So good bad, so bad good

Have you ever gotten good news that really just made you feel worse than before you heard it?

I’ll give you an example. Two years ago, when I was fresh out of college and fresh out of job prospects, I was asked to come back for a second interview at a “marketing” company up in Indy. I was super excited — this was the farthest I’d gotten on the hiring process all summer. I drove up in my snappy little suit, and found out I’d be shadowing one of the marketing reps for a full 8-hour day. I proceeded to go on about 15 cold calls to businesses in the outlying Indianapolis areas trying to sell them credit card processing services. At about noon, I thought, “Ok, ok. I could do this. If I really had to, I could do this. Plus there’ll be training for a few weeks, then a shadowing period, so it’s not like I’ll just be thrown into it.” But at the first stop after lunch, I realized, “Hell no. Hell. NOOOOOOOO. I have to get the fuck outta here, this is the worst thing for me ever. There is no way I could do this even for one day. No matter how desperate.”

So we got back to the office, and after a short discussion between the supervisor and the girl I was following all day, they called me in. And offered me the job. On the spot. My stomach fell to my toes, and I squeaked out that I’d need some time. I smiled, shook their hands, got in my car, and started crying hysterically. I pulled over to a McDonald’s to call my bff. Here was a job, a real-life money-making job, here in my hands. This was the farthest I’d gotten after months of rejection.

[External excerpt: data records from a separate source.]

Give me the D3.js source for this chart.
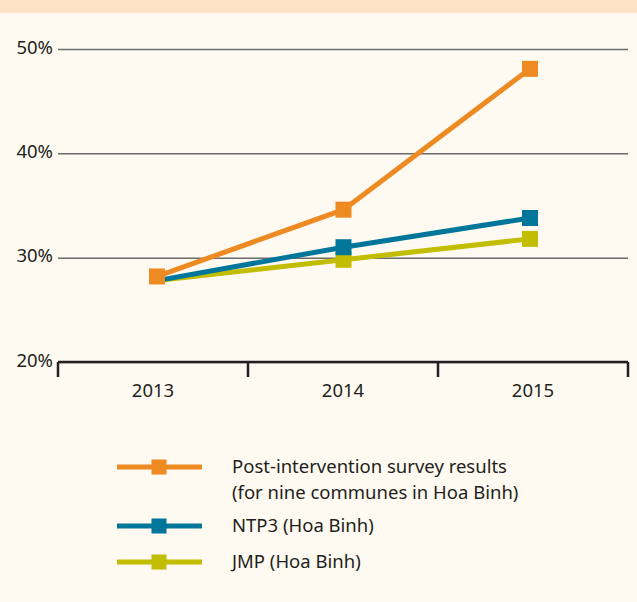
<!DOCTYPE html>
<html>
<head>
  <meta charset="utf-8">
  <title>Access chart</title>
  <script src="https://d3js.org/d3.v7.min.js"></script>
  <style type="text/css">
  body { margin: 0; background: #fef9f1; }
  svg text { font-family: "Noto Sans", sans-serif; fill: #231f20; }
  </style>
</head>
<body>
<div id="chart"></div>
<script>

// data
var years = ["2013", "2014", "2015"];
var yTicks = [20, 30, 40, 50];
var seriesNames = ["Post-intervention survey results|(for nine communes in Hoa Binh)", "NTP3 (Hoa Binh)", "JMP (Hoa Binh)"];
var surveyValues = [28.2, 34.6, 48.1];
var ntp3Values = [27.8, 31.0, 33.8];
var jmpValues = [27.8, 29.8, 31.8];
var seriesColors = ["#ee8a22", "#00769a", "#c2bd00"];

var width = 637, height = 602;

var svg = d3.select("#chart")
  .append("svg")
    .attr("width", width)
    .attr("height", height);

svg.append("rect")
  .attr("width", width).attr("height", height)
  .attr("fill", "#fef9f1");

// top band
svg.append("rect")
  .attr("width", width).attr("height", 13)
  .attr("fill", "#fde2c5");

var y = d3.scaleLinear().domain([20, 50]).range([362, 49]);
var xBand = d3.scaleBand().domain(years).range([58, 628]);
var x = d3.scalePoint().domain(years).range([157, 530]);

var fs = 18.5;

// gridlines + y labels
var yAxis = d3.axisLeft(y)
  .tickValues(yTicks)
  .tickSize(-570)
  .tickPadding(6)
  .tickFormat(function(d) { return d + "%"; });

var gy = svg.append("g")
  .attr("transform", "translate(58,0)")
  .call(yAxis);
gy.select(".domain").remove();
gy.selectAll("line")
  .attr("stroke", "#6b6b6b")
  .attr("stroke-width", 1.5);
gy.selectAll("text")
  .attr("font-size", fs)
  .attr("x", -5)
  .attr("dy", "0.22em");

// bottom axis with ticks at band edges
var gx = svg.append("g");
gx.append("line")
  .attr("x1", 58).attr("x2", 628)
  .attr("y1", y(20)).attr("y2", y(20))
  .attr("stroke", "#231f20")
  .attr("stroke-width", 2.5);
var edges = years.map(function(d) { return xBand(d); }).concat([xBand.range()[1]]);
gx.selectAll(".edge")
  .data(edges)
  .enter().append("line")
    .attr("class", "edge")
    .attr("x1", function(d) { return d; })
    .attr("x2", function(d) { return d; })
    .attr("y1", y(20))
    .attr("y2", y(20) + 15)
    .attr("stroke", "#231f20")
    .attr("stroke-width", 2.5);
gx.selectAll(".yr")
  .data(years)
  .enter().append("text")
    .attr("class", "yr")
    .attr("x", function(d) { return xBand(d) + xBand.bandwidth() / 2; })
    .attr("y", 397)
    .attr("text-anchor", "middle")
    .attr("font-size", fs)
    .text(function(d) { return d; });

var series = [
  { name: seriesNames[0], values: surveyValues, color: seriesColors[0], first: 0 },
  { name: seriesNames[1], values: ntp3Values, color: seriesColors[1], first: 1 },
  { name: seriesNames[2], values: jmpValues, color: seriesColors[2], first: 1 }
];

var line = d3.line()
  .x(function(d, i) { return x(years[i]); })
  .y(function(d) { return y(d); });

var ms = 16;

// draw back to front so orange is on top
series.slice().reverse().forEach(function(s) {
  svg.append("path")
    .datum(s.values)
    .attr("d", line)
    .attr("fill", "none")
    .attr("stroke", s.color)
    .attr("stroke-width", 5);
  svg.selectAll(null)
    .data(s.values.map(function(v, i) { return { v: v, i: i }; }).filter(function(d) { return d.i >= s.first; }))
    .enter().append("rect")
      .attr("x", function(d) { return x(years[d.i]) - ms / 2; })
      .attr("y", function(d) { return y(d.v) - ms / 2; })
      .attr("width", ms)
      .attr("height", ms)
      .attr("fill", s.color);
});

// legend
var legendY = [467, 526, 562];
var legend = svg.append("g");
series.forEach(function(s, i) {
  var g = legend.append("g").attr("transform", "translate(0," + legendY[i] + ")");
  g.append("line")
    .attr("x1", 117).attr("x2", 202)
    .attr("stroke", s.color)
    .attr("stroke-width", 5);
  g.append("rect")
    .attr("x", 159 - 7.5).attr("y", -7.5)
    .attr("width", 15).attr("height", 15)
    .attr("fill", s.color);
  var lines = s.name.split("|");
  lines.forEach(function(t, j) {
    g.append("text")
      .attr("x", 232)
      .attr("y", 6 + j * 26)
      .attr("font-size", fs)
      .text(t);
  });
});

</script>
</body>
</html>
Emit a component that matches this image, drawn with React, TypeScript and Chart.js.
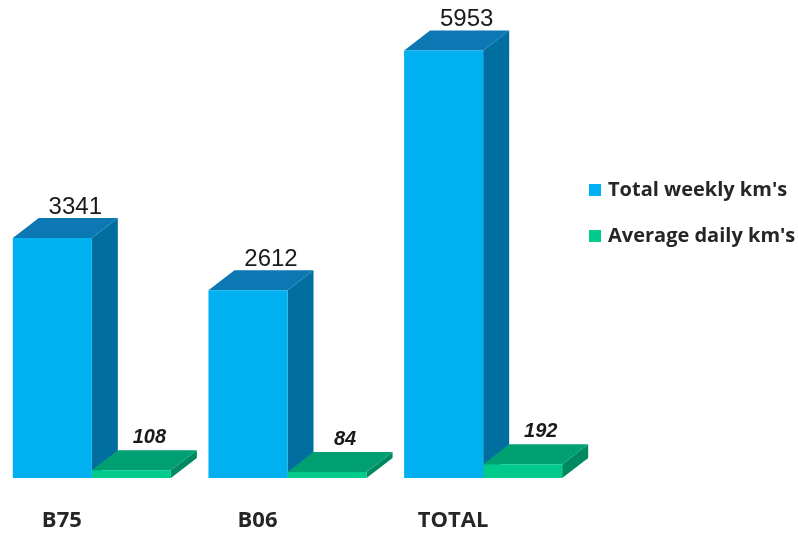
import React, { useEffect, useRef } from "react";
import { Chart, registerables } from "chart.js";

Chart.register(...registerables);

const categories = ["B75", "B06", "TOTAL"];
const totalWeeklyKm = [3341, 2612, 5953];
const averageDailyKm = [108, 84, 192];
const seriesNames = ["Total weekly km's", "Average daily km's"];

const DX = 26;
const DY = 20;
const faceColors = [
  { front: "#00B0F0", top: "#0B78B4", side: "#006E9F" },
  { front: "#00CA8C", top: "#00A072", side: "#008A62" },
];

const bars3d = {
  id: "bars3d",
  beforeDatasetsDraw(chart: any) {
    const ctx = chart.ctx;
    ctx.save();
    chart.data.datasets.forEach((_ds: any, di: number) => {
      const meta = chart.getDatasetMeta(di);
      const c = faceColors[di];
      meta.data.forEach((el: any) => {
        const { x, y, base, width } = el.getProps(["x", "y", "base", "width"], true);
        const l = x - width / 2;
        const r = x + width / 2;
        ctx.fillStyle = c.side;
        ctx.beginPath();
        ctx.moveTo(r, y);
        ctx.lineTo(r + DX, y - DY);
        ctx.lineTo(r + DX, base - DY);
        ctx.lineTo(r, base);
        ctx.closePath();
        ctx.fill();
        ctx.fillStyle = c.top;
        ctx.beginPath();
        ctx.moveTo(l, y);
        ctx.lineTo(l + DX, y - DY);
        ctx.lineTo(r + DX, y - DY);
        ctx.lineTo(r, y);
        ctx.closePath();
        ctx.fill();
      });
    });
    ctx.restore();
  },
  afterDatasetsDraw(chart: any) {
    const ctx = chart.ctx;
    ctx.save();
    ctx.textAlign = "center";
    ctx.textBaseline = "alphabetic";
    chart.data.datasets.forEach((ds: any, di: number) => {
      const meta = chart.getDatasetMeta(di);
      meta.data.forEach((el: any, i: number) => {
        const { x, y } = el.getProps(["x", "y"], true);
        const v = ds.data[i];
        ctx.fillStyle = "#1a1a1a";
        if (di === 0) {
          ctx.font = "24px 'Liberation Sans', Arial, sans-serif";
          ctx.fillText(String(v), x + DX - 3, y - DY - 4);
        } else {
          ctx.font = "italic bold 20px 'Liberation Sans', Arial, sans-serif";
          ctx.fillText(String(v), x + 18, y - DY - 7);
        }
      });
    });
    ctx.restore();
  },
  afterDraw(chart: any) {
    const ctx = chart.ctx;
    ctx.save();
    const x0 = chart.chartArea.right + 8;
    const rows = [190, 236];
    ctx.font = "bold 20px 'Open Sans', sans-serif";
    ctx.textAlign = "left";
    ctx.textBaseline = "middle";
    chart.data.datasets.forEach((ds: any, di: number) => {
      const yc = rows[di];
      ctx.fillStyle = ds.backgroundColor;
      ctx.fillRect(x0, yc - 6, 12, 12);
      ctx.fillStyle = "#262626";
      ctx.fillText(ds.label, x0 + 19, yc);
    });
    ctx.restore();
  },
};

export default function App() {
  const ref = useRef<HTMLCanvasElement | null>(null);
  useEffect(() => {
    if (!ref.current) return;
    const chart = new Chart(ref.current, {
      type: "bar",
      data: {
        labels: categories,
        datasets: [
          {
            label: seriesNames[0],
            data: totalWeeklyKm,
            backgroundColor: faceColors[0].front,
            borderWidth: 0,
          },
          {
            label: seriesNames[1],
            data: averageDailyKm,
            backgroundColor: faceColors[1].front,
            borderWidth: 0,
          },
        ],
      },
      options: {
        animation: false,
        responsive: true,
        maintainAspectRatio: false,
        layout: { padding: { left: 0, right: 217, top: 47, bottom: 0 } },
        datasets: {
          bar: { categoryPercentage: 0.808, barPercentage: 1 },
        },
        plugins: {
          legend: { display: false },
          tooltip: { enabled: false },
          title: { display: false },
        },
        scales: {
          y: { display: false, min: 0, max: 6000 },
          x: {
            grid: { display: false, drawTicks: false },
            border: { display: false },
            afterFit: (scale: any) => {
              scale.height = 56;
            },
            ticks: {
              padding: 30,
              labelOffset: -30,
              color: "#262626",
              font: { family: "'Open Sans', sans-serif", size: 22, weight: "bold" },
            },
          },
        },
      },
      plugins: [bars3d],
    });
    return () => chart.destroy();
  }, []);
  return (
    <div style={{ position: "fixed", left: -6, top: 0, width: 804, height: 534, background: "#fff" }}>
      <canvas ref={ref} />
    </div>
  );
}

What if there was nothing but this available to me? But how on earth could I force myself to go back there. It was good news that destroyed my fragile emotions. It was confusing…

I eventually calmed down, got in my car, and on the drive home realized what I’d known all along: this was not the job for me. It was just something that could be done by someone with my capabilities. But it wasn’t mine. Mine would come, eventually, and if I had to wait a little longer for it, then so be it. It would be just that much sweeter when I found it.

I recently got some news that — while good and overdue — made me really depressed. I liken it to finding out you’re really good at something you don’t want to be really good at. Like, strangling kittens. I mean, sure, it’s nice to know that you have a certain skill-set, but it doesn’t mean I want to be strangling kittens for the rest of my life.

If a decision is really tearing you up inside, if it makes you nauseous to think about acting on that “good news”, well, you know the answer then, don’t you?